Investors are sweating over the likely impact of President Muhammadu Buhari’s unconstitutional directive to the Central Bank to freeze dollar sales to food importers.
Company stocks, already reeling net outflows, are being dumped at an even faster pace as investors price in fresh implications of the directive, with consumer goods firms bearing the brunt more than any other industry.
Since the curious directive became public knowledge last week Tuesday, an index on the Nigerian Stock Exchange which tracks listed consumer goods firms showed a 6 percent decline to 510.63 points from 545 points the week before, the lowest since December 2009, with big multinationals leading the slump. The index was down 5 percent on Friday alone.
Nestle Plc, the largest company on the index, was down 10 percent as at 2:30pm to N1,143 per share Friday from N1,270 the week before the directive.
Unilever Plc and Guinness were also down 10 percent Friday, while UAC fell by as much as 9 percent.
“The FX directive from Buhari, if implemented by the CBN, threatens to dip hands into the already squeezed profit margins of the Consumer goods companies,” said Ayodeji Ebo, the managing director at investment bank, Afrinvest Securities.
“Some of their inputs are imported, so the FX ban would make it more expensive for them to import raw materials, thereby raising production costs for importers of items like wheat, barley, sorghum, and we are not food sufficient in these areas,” Ebo, who advises clients on stocks to buy said.
“Their stocks are selling off because investors are preempting worried over the negative impact of higher production costs on profitability and return on equity, so it may fall further in the coming weeks.”
The downside of an unconstitutional directive by President Buhari is the last thing consumer goods firms need at this time.
The consumer goods sector has had a year to forget in 2019 and was the worst performing index in the first half of the year, with a year to date loss of 16 percent. The broad market is down 13 percent.
The sector’s woes reflect weak company fundamentals on intensifying market competition and weak consumer discretionary income.

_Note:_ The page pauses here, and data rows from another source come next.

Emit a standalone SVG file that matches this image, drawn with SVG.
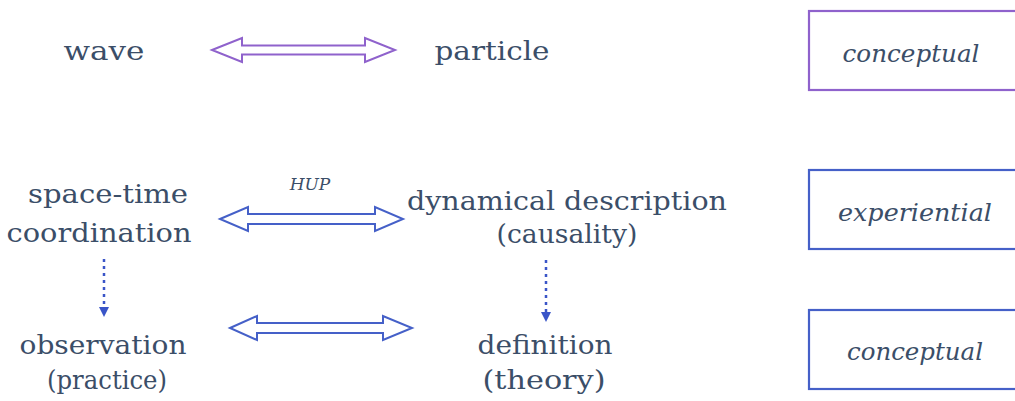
<svg xmlns="http://www.w3.org/2000/svg" width="1015" height="401" viewBox="0 0 1015 401">
<defs>
<style>
.t{font-family:"DejaVu Serif","Liberation Serif",serif;font-size:26px;fill:#3b4e68;text-anchor:middle}
.i{font-family:"DejaVu Serif","Liberation Serif",serif;font-style:italic;font-size:24px;fill:#3b4e68;text-anchor:middle}
.box{fill:#fff;stroke-width:2.2}
.dbl{fill:#fff;stroke-width:2;stroke-linejoin:miter}
.dot{stroke:#3a55c8;stroke-width:2.5;stroke-dasharray:3,4;fill:none}
.pur{stroke:#8f62cc}
.blu{stroke:#4560c8}
</style>
<marker id="ah" markerWidth="10" markerHeight="10" refX="5" refY="5" orient="auto" markerUnits="userSpaceOnUse">
<path d="M0,0 L10,5 L0,10 Z" fill="#3a55c8"/>
</marker>
</defs>
<rect width="1015" height="401" fill="#fff"/>
<g id="connectors">
<path class="dbl pur" d="M212,50 L242,38 L242,45.5 L365,45.5 L365,38 L395,50 L365,62 L365,54.5 L242,54.5 L242,62 Z"/>
<path class="dbl blu" d="M220,219 L248,207 L248,214 L375,214 L375,207 L403,219 L375,231 L375,224 L248,224 L248,231 Z"/>
<path class="dbl blu" d="M230,328 L257,316 L257,323 L383,323 L383,316 L412,328 L383,340 L383,333 L257,333 L257,340 Z"/>
<line class="dot" x1="104" y1="259" x2="104" y2="312" marker-end="url(#ah)"/>
<line class="dot" x1="546" y1="260" x2="546" y2="317" marker-end="url(#ah)"/>
<text class="i" x="310" y="190" style="font-size:17px">HUP</text>
</g>
<g id="wave"><text class="t" x="104" y="60" textLength="81" lengthAdjust="spacingAndGlyphs">wave</text></g>
<g id="particle"><text class="t" x="492" y="60" textLength="115" lengthAdjust="spacingAndGlyphs">particle</text></g>
<g id="spacetime">
<text class="t" x="108" y="203" textLength="160" lengthAdjust="spacingAndGlyphs">space-time</text>
<text class="t" x="99" y="242" textLength="185" lengthAdjust="spacingAndGlyphs">coordination</text>
</g>
<g id="dynamical">
<text class="t" x="567" y="210" textLength="320" lengthAdjust="spacingAndGlyphs">dynamical description</text>
<text class="t" x="567" y="243" textLength="141" lengthAdjust="spacingAndGlyphs">(causality)</text>
</g>
<g id="observation">
<text class="t" x="103" y="354" textLength="167" lengthAdjust="spacingAndGlyphs">observation</text>
<text class="t" x="107" y="389" textLength="120" lengthAdjust="spacingAndGlyphs">(practice)</text>
</g>
<g id="definition">
<text class="t" x="545" y="354" textLength="135" lengthAdjust="spacingAndGlyphs">definition</text>
<text class="t" x="544" y="389" textLength="123" lengthAdjust="spacingAndGlyphs">(theory)</text>
</g>
<g id="box1">
<rect class="box pur" x="809" y="11" width="300" height="79"/>
<text class="i" x="911" y="62" textLength="137" lengthAdjust="spacingAndGlyphs">conceptual</text>
</g>
<g id="box2">
<rect class="box blu" x="809" y="170" width="300" height="79"/>
<text class="i" x="915" y="221" textLength="154" lengthAdjust="spacingAndGlyphs">experiential</text>
</g>
<g id="box3">
<rect class="box blu" x="809" y="310" width="300" height="79"/>
<text class="i" x="915" y="360" textLength="136" lengthAdjust="spacingAndGlyphs">conceptual</text>
</g>
</svg>
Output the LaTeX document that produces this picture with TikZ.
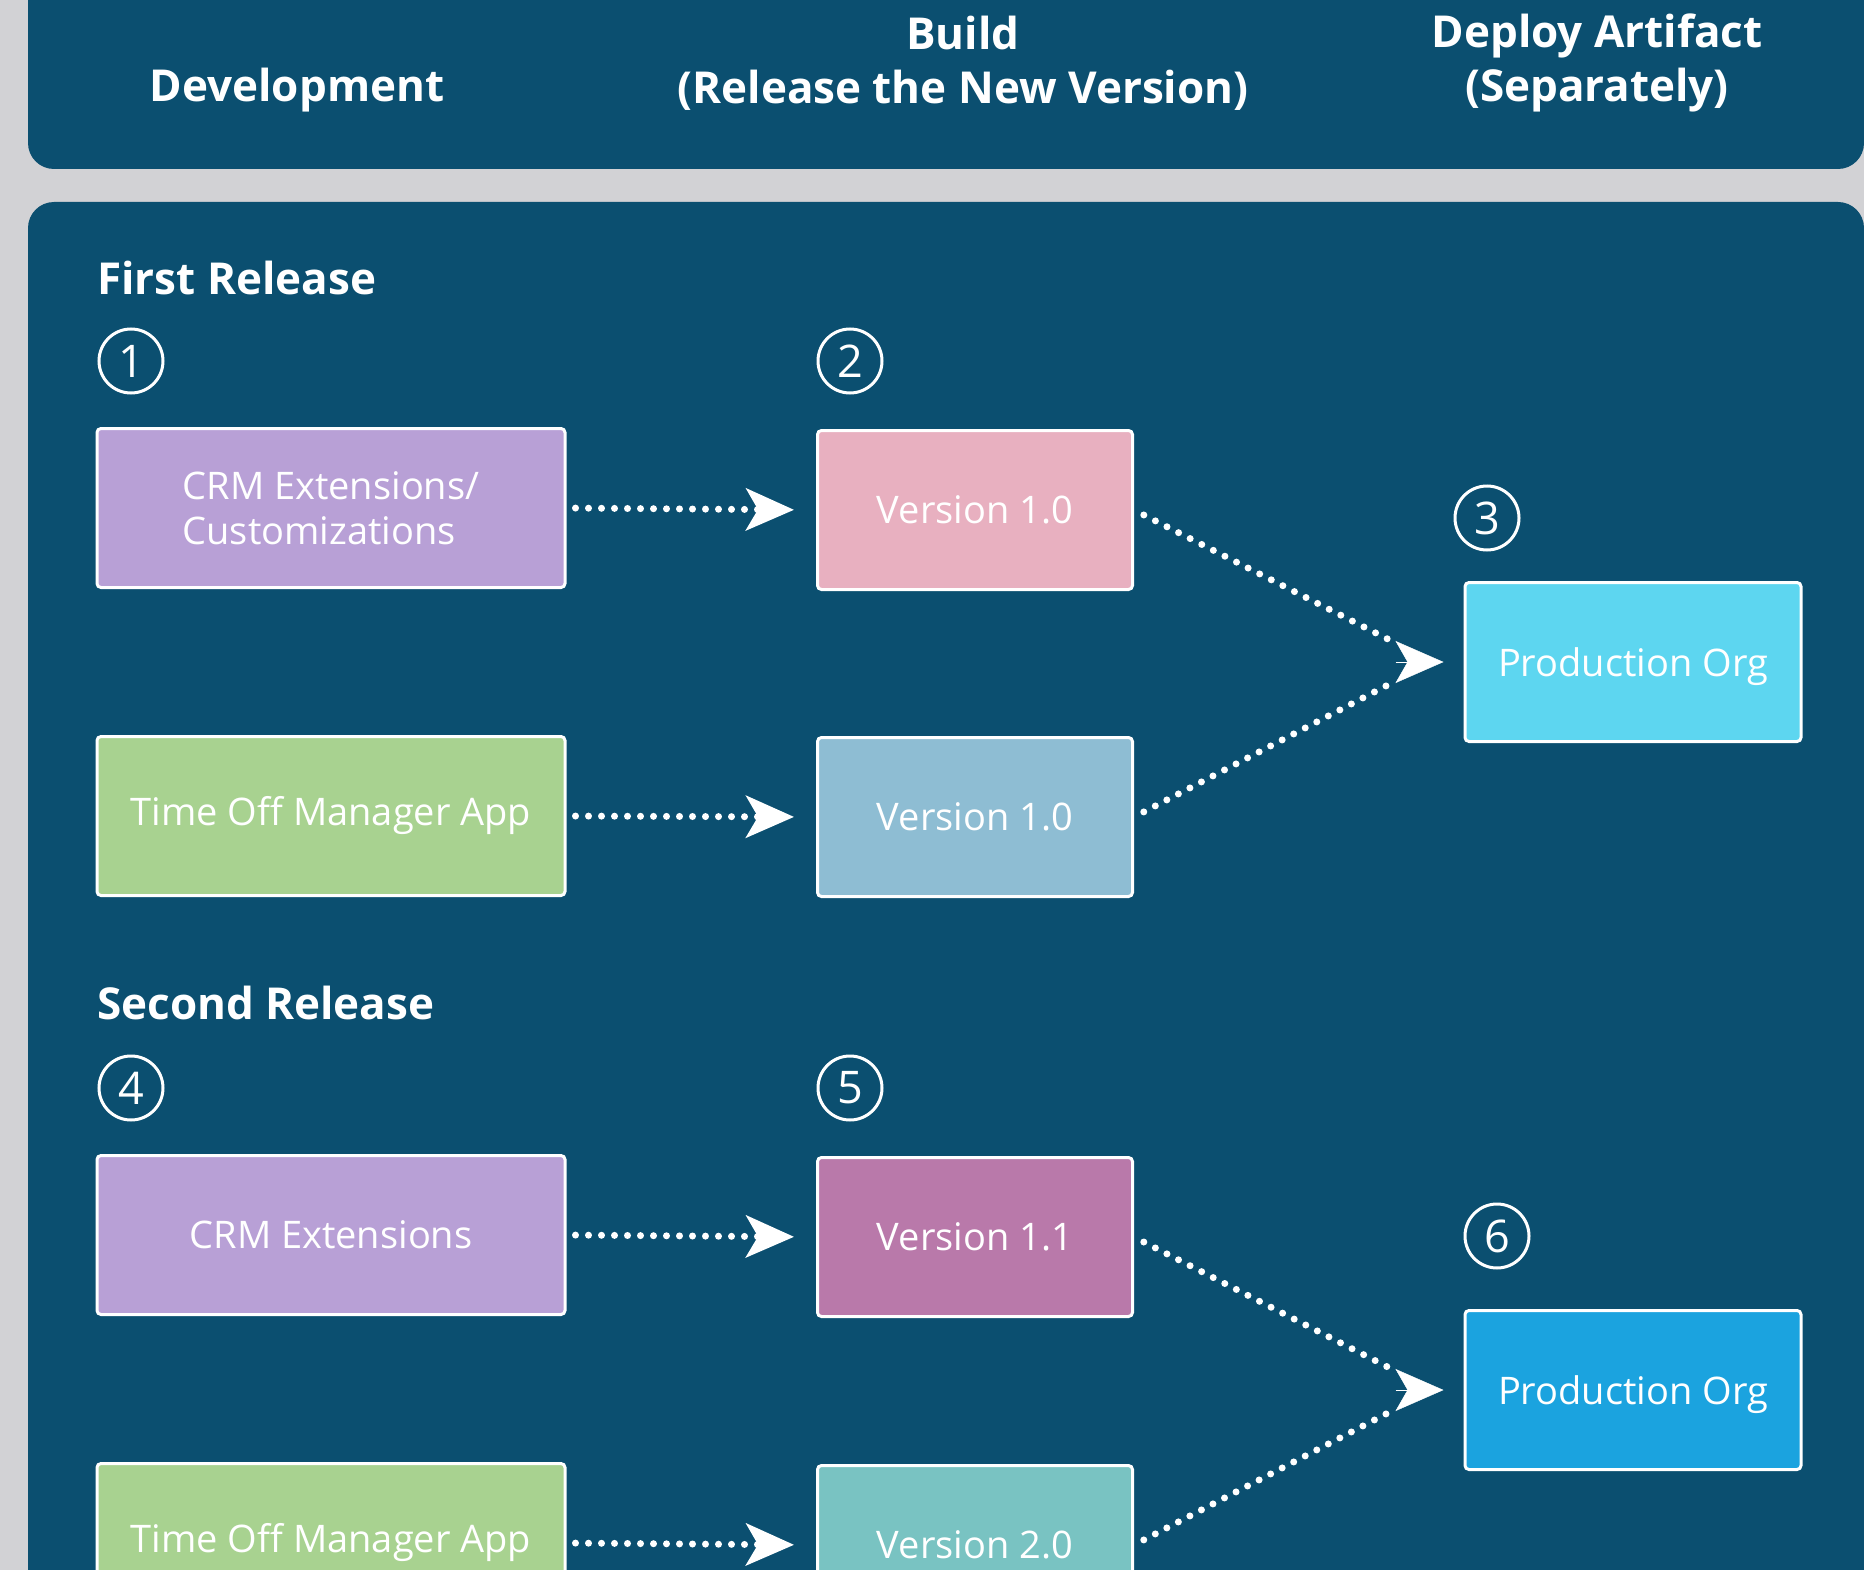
\documentclass[tikz,border=0pt]{standalone}
\usepackage{fontspec}
\setmainfont{Open Sans}
\usetikzlibrary{arrows.meta, positioning, calc}
\definecolor{cBack}{RGB}{210,210,213}
\definecolor{cPanel}{RGB}{11,79,112}
\definecolor{cCrm}{RGB}{184,160,214}
\definecolor{cPink}{RGB}{232,176,192}
\definecolor{cGreen}{RGB}{168,210,144}
\definecolor{cSky}{RGB}{142,189,211}
\definecolor{cProdA}{RGB}{93,214,240}
\definecolor{cMauve}{RGB}{185,121,170}
\definecolor{cProdB}{RGB}{27,163,223}
\definecolor{cTeal}{RGB}{121,195,194}

\begin{document}
\begin{tikzpicture}[x=1pt, y=-1pt,
    every node/.style={text=white, font=\fontsize{38}{45}\selectfont},
    head/.style={font=\fontsize{44}{54}\selectfont\bfseries, align=center},
    stage/.style={draw=white, line width=3pt, rounded corners=4pt, minimum height=159pt, inner sep=0pt, align=left},
    devbox/.style={stage, minimum width=468pt},
    verbox/.style={stage, minimum width=315pt},
    orgbox/.style={stage, minimum width=336pt, text depth=0pt},
    num/.style={circle, draw=white, line width=3pt, minimum size=64pt, inner sep=0pt, font=\fontsize{45}{45}\selectfont},
    dotline/.style={white, line width=7pt, line cap=round, dash pattern=on 0pt off 13pt},
    flow/.style={dotline, -{Stealth[length=48pt, width=42pt, inset=12pt]}, shorten <=9pt, shorten >=22pt},
    tiphead/.style={white, -{Stealth[length=48pt, width=42pt, inset=12pt]}}]

  \useasboundingbox (0,0) rectangle (1864,1570);
  \clip (0,0) rectangle (1864,1570);
  \fill[cBack] (0,0) rectangle (1864,1570);
  \fill[cPanel, rounded corners=26pt] (28,-60) rectangle (1864,169);
  \fill[cPanel, rounded corners=26pt] (28,202) rectangle (1864,1700);

  % column headings
  \node[head] (hdev) at (297,90) {Development};
  \node[head] (hbuild) at (963,63) {Build\\(Release the New Version)};
  \node[head] (hdeploy) at (1597,63) {Deploy Artifact\\(Separately)};

  \node[head, anchor=west, inner sep=0pt] (relA) at (97,278) {First Release};
  \node[head, anchor=west, inner sep=0pt] (relB) at (97,1003) {Second Release};

  \node[num] (n1) at (131,361) {1};
  \node[num] (n2) at (850,361) {2};
  \node[num] (n3) at (1487,518) {3};
  \node[num] (n4) at (131,1088) {4};
  \node[num] (n5) at (850,1088) {5};
  \node[num] (n6) at (1497,1236) {6};

  % first release
  \node[devbox, fill=cCrm] (crmA) at (331,508) {CRM Extensions/\\Customizations};
  \node[verbox, fill=cPink] (verA) at (975,510) {Version 1.0};
  \node[devbox, fill=cGreen] (timeA) at (331,816) {Time Off Manager App};
  \node[verbox, fill=cSky] (verB) at (975,817) {Version 1.0};
  \node[orgbox, fill=cProdA] (orgA) at (1633,662) {Production Org};

  % second release
  \node[devbox, fill=cCrm] (crmB) at (331,1235) {CRM Extensions};
  \node[verbox, fill=cMauve] (verC) at (975,1237) {Version 1.1};
  \node[orgbox, fill=cProdB] (orgB) at (1633,1390) {Production Org};
  \node[devbox, fill=cGreen] (timeB) at (331,1543) {Time Off Manager App};
  \node[verbox, fill=cTeal] (verD) at (975,1545) {Version 2.0};

  \foreach \a/\b in {crmA/verA, timeA/verB, crmB/verC, timeB/verD}
    \draw[flow] (\a.east) -- (\b.west);

  % deploy arrows meet in one head
  \coordinate (tipA) at ([xshift=-20pt]orgA.west);
  \coordinate (tipB) at ([xshift=-20pt]orgB.west);
  \draw[dotline, shorten <=11pt] (verA.east) -- ([xshift=-48pt, yshift=19pt]tipA);
  \draw[dotline, shorten <=11pt] (verB.east) -- ([xshift=-48pt, yshift=-19pt]tipA);
  \draw[tiphead] ([xshift=-48pt]tipA) -- (tipA);
  \draw[dotline, shorten <=11pt] (verC.east) -- ([xshift=-48pt, yshift=19pt]tipB);
  \draw[dotline, shorten <=11pt] (verD.east) -- ([xshift=-48pt, yshift=-19pt]tipB);
  \draw[tiphead] ([xshift=-48pt]tipB) -- (tipB);
\end{tikzpicture}
\end{document}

That has affected revenue growth even as the weak economy looms large over the sector.
Nigeria’s population has grown at an annual average rate of 2.6 percent over the last five years, but this has not translated to similar revenue growth for consumer goods companies, with economic growth also struggling to keep pace with population growth.
Save for Nestle, which recorded an inflation-adjusted revenue growth (CAGR) of 2.3 percent from 2014 till date, the other consumer names have recorded negative inflation adjusted revenue growth over the same period.
Nigerian Breweries’ revenue growth in that period was negative at -9.2 percent, Guinness saw a contraction of 8.8 percent while Unilever and Flour Mills posted revenue contractions of 4 percent and 1.4 percent.
We attribute the revenue pressure to weak consumer spending, occasioned by rising cost of living, pressure on wages due to currency depreciation, increasing unemployment, diminishing middle income and rising low income.
Whilst there is a fast-growing market for consumer goods in line with population growth, the implied price sensitivity of consumers has resulted to an increased preference for more affordable substitute products.
In response to this, some companies have introduced smaller product units at lower retail prices to better cater for the value segment.
Aggressive competition (domestic and imported) have also continued to pressure prices across the brewery, food, and Home and Personal Care (HPC) markets.